You need to be wary of some growth suppressors though. Sunflowers suppress the growth of most plants around them - wonderful for clearing up a weedy patch, but not so good if you want other plants clustered around their legs. I sometimes grow climbing beans up our sunflowers. The plants are never as tall or as prolific as those grown elsewhere, but they produce beans up to two weeks earlier - good for an early crop - and the sunflowers seem to do better with the beans.
Attracting Predators with Companion Planting
Predators - from birds to dragonflies to tiny wasps (not the great ugly European wasps but Australia's enormous range of smaller good guys) - can control all your pests for you. When we first came here we had every pest on the Southern Tablelands. Now we don't have any major pest problems at all. We've still got a few pests - but they're kept in check by an enormous number of predators.
As I write I can see a tiny warbler picking off mites from the kiwi fruit leaves and a blue wren gobbling aphids on the roses. I know there are hoverfly in the grevillea and their larvae must be eating something... and the yellow robins and pollistes wasps cleaned all our pear and cherry slug up too before I could even take a photo of them (one year I'll get the camera out in time - but at the moment our photo library just has some not very good shots of where the pests were before the predators started guzzling).
Many garden predators are blossom feeders, and it's their larvae that like to eat pests. Birds also adore blossom - either to eat directly (even nectar feeders may eat pests when they're nesting - or if there are a lot of pests about - birds are great opportunists- you should se the honeyeaters dart about after flying ants round here) but also birds feed on the insects that are attracted to blossom- and then they move ont your veg nearby and clean up the insects there too.

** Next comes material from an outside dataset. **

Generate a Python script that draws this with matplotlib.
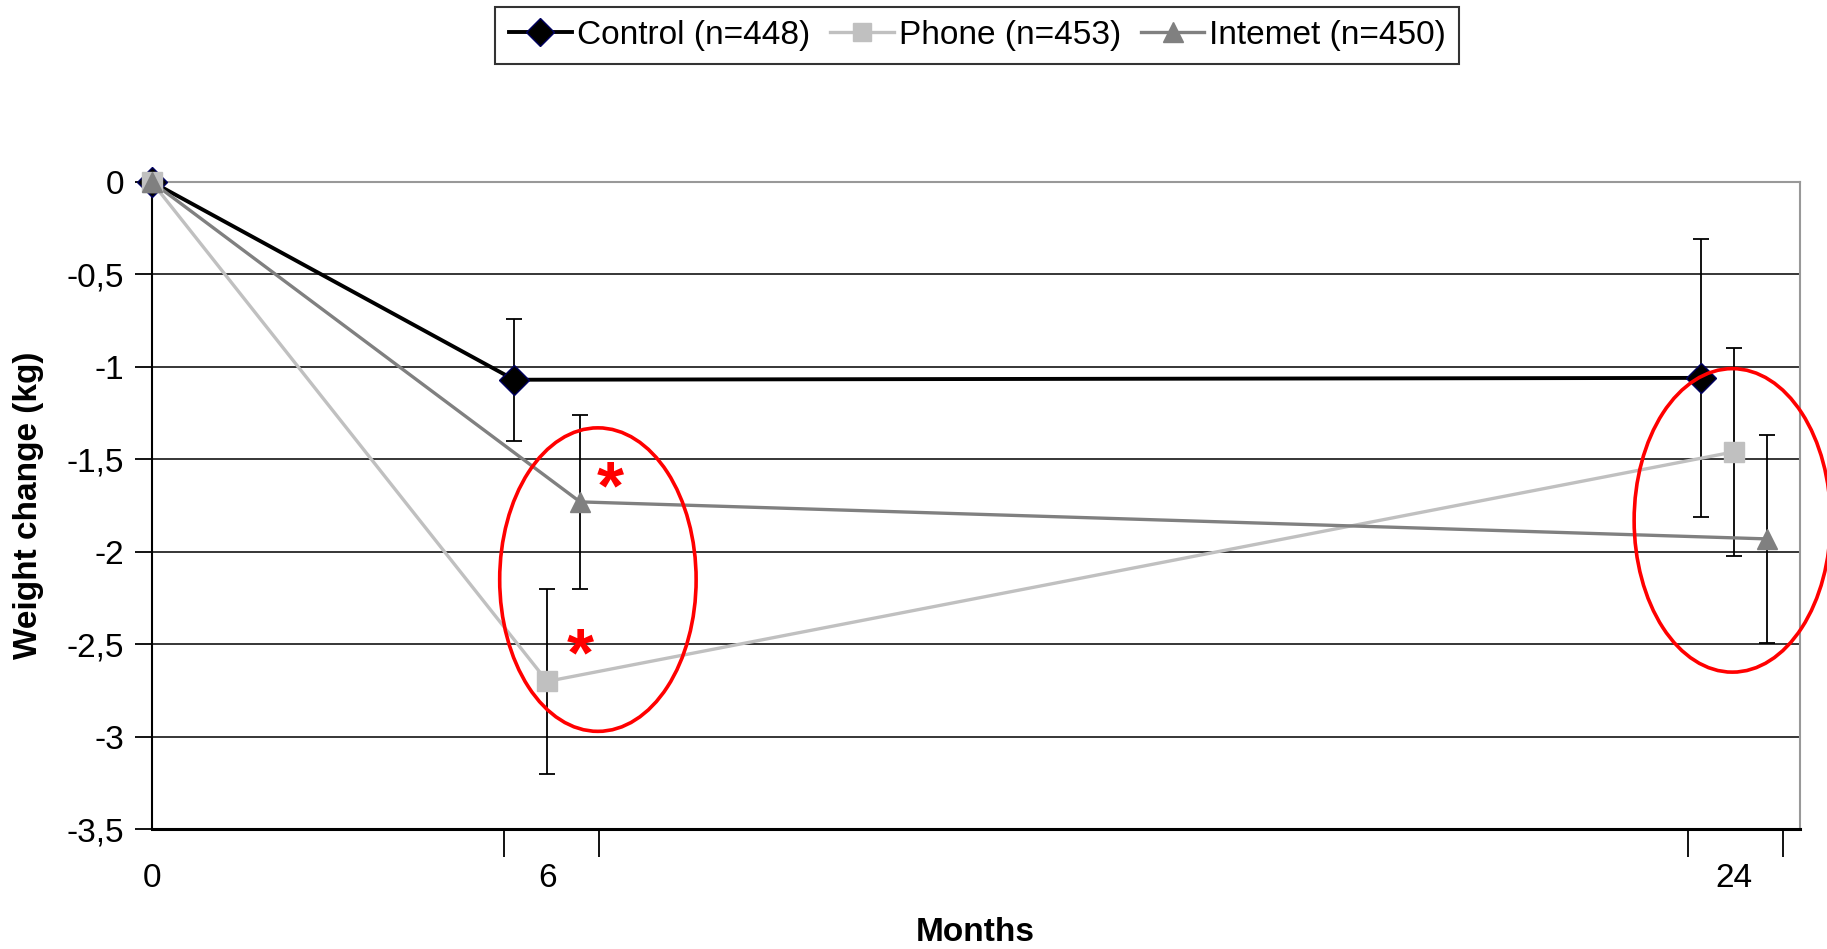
import matplotlib
matplotlib.use("Agg")
import matplotlib.pyplot as plt
from matplotlib.patches import Ellipse
from matplotlib.lines import Line2D

plt.rcParams["font.family"] = ["Liberation Sans", "DejaVu Sans"]

# ---------------------------------------------------------------------------
# Data: mean weight change (kg) with error bars, groups offset around each visit
# ---------------------------------------------------------------------------
control_x = [0, 5.5, 23.5]
control_y = [0, -1.07, -1.06]
control_err = [0, 0.33, 0.75]

phone_x = [0, 6, 24]
phone_y = [0, -2.70, -1.46]
phone_err = [0, 0.50, 0.56]

internet_x = [0, 6.5, 24.5]
internet_y = [0, -1.73, -1.93]
internet_err = [0, 0.47, 0.56]

month_labels = ["0", "6", "24"]
month_pos = [0, 6, 24]
divider_ticks = [0, 5.35, 6.78, 23.3, 24.75]

y_ticks = [0, -0.5, -1, -1.5, -2, -2.5, -3, -3.5]
y_tick_labels = ["0", "-0,5", "-1", "-1,5", "-2", "-2,5", "-3", "-3,5"]

# significance marks and highlight regions (months, kg)
star_x = [6.96, 6.5]
star_y = [-1.59, -2.49]
ellipse_centers = [(6.77, -2.15), (23.98, -1.83)]

FS = 24

fig = plt.figure(figsize=(18.27, 9.49), dpi=100)
ax = fig.add_axes([0.083, 0.126, 0.902, 0.6825])
ax.set_xlim(0, 25)
ax.set_ylim(-3.5, 0)

# horizontal grid lines
for yv in y_ticks[1:-1]:
    ax.axhline(yv, color="black", lw=1.1, zorder=1)

series = [
    ("Control (n=448)", control_x, control_y, control_err, "black", "D", 15, "#000060", 2.8),
    ("Phone (n=453)", phone_x, phone_y, phone_err, "#c0c0c0", "s", 14, "#c0c0c0", 2.4),
    ("Internet (n=450)", internet_x, internet_y, internet_err, "#808080", "^", 15, "#808080", 2.4),
]

handles = []
for label, xs, ys, errs, col, mk, ms, mec, lw in series:
    ax.errorbar(xs[1:], ys[1:], yerr=errs[1:], fmt="none", ecolor="black",
                elinewidth=1.3, capsize=6, capthick=1.3, zorder=3)
    ax.plot(xs, ys, color=col, lw=lw, zorder=4)
    ax.plot(xs, ys, linestyle="none", marker=mk, ms=ms, mfc=col, mec=mec,
            mew=1, zorder=5, clip_on=False)
    handles.append(Line2D([], [], color=col, lw=lw, marker=mk, ms=ms * 0.95,
                          mfc=col, mec=mec, label=label.replace("Internet", "Intemet")))

for cx, cy in ellipse_centers:
    ax.add_patch(Ellipse((cx, cy), width=2.98, height=1.64, fill=False,
                         edgecolor="red", lw=2.6, zorder=6, clip_on=False))
for sx, sy in zip(star_x, star_y):
    # the asterisk glyph sits high in its box, so anchor it a bit lower
    ax.text(sx, sy - 0.08, "*", color="red", fontsize=50, fontweight="bold",
            ha="center", va="center", zorder=7)

# axes styling
for side in ["top", "right"]:
    ax.spines[side].set_color("#999999")
    ax.spines[side].set_linewidth(1.5)
ax.spines["left"].set_color("black")
ax.spines["left"].set_linewidth(1.5)
ax.spines["bottom"].set_color("black")
ax.spines["bottom"].set_linewidth(2.2)

ax.set_yticks(y_ticks)
ax.set_yticklabels(y_tick_labels, fontsize=FS)
ax.tick_params(axis="y", length=12, width=1.3, pad=8)

ax.set_xticks(month_pos)
ax.set_xticklabels(month_labels, fontsize=FS)
ax.tick_params(axis="x", which="major", length=0, pad=24)
ax.set_xticks(divider_ticks, minor=True)
ax.tick_params(axis="x", which="minor", length=20, width=1.3)

ax.set_ylabel("Weight change (kg)", fontsize=FS, fontweight="bold", labelpad=16)
ax.set_xlabel("Months", fontsize=FS, fontweight="bold", labelpad=17)

leg = fig.legend(handles=handles, loc="upper center", bbox_to_anchor=(0.535, 0.993),
                 ncol=3, fontsize=FS, frameon=True, fancybox=False,
                 edgecolor="black", handlelength=1.9, handletextpad=0.15,
                 columnspacing=0.6, borderpad=0.4, borderaxespad=0)
leg.get_frame().set_linewidth(1.5)

fig.savefig("out.png", dpi=100, facecolor="white")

Every garden needs blossom all year round. The best for attracting birds and other predators are probably those with tubular flowers (my favourite is pineapple sage - sweet smelling leaves with briliant red flowers and clouds of tiny birds), or any of the prolific native flowerers like grevilleas - especially the grevilleas that flower most of the year, like 'Robyn Gordon'. After all, most predators are natives too. A word of warning about grevilleas - many people are allergic to them, especially the hybrids of G. banksii. Before buying a grevillea stroke a bit of it on the soft skin under your arm pit. If you come up in a rash avoid handling that particular grevillea.
Confusing Pests with Companion Planting
Pests recognise their food supply either by its shape or by its scent. Most of our gardens are like a supermarket for pests - they can wander up and down the neat, straight, weedless rows saying 'I'll have a bit of this and a whole lot of that.'
Confuse them. Don't plant straight rows of anything - mix up your plants so you don't have great blocks of any one shape or scent - plant flowers among the vegies and vegies among the flowers for a productive (and beautiful) pest deceiving garden.
After all, this is what companion planting is about - letting your garden do the work for you , while you sit back and enjoy the flowers and bounty.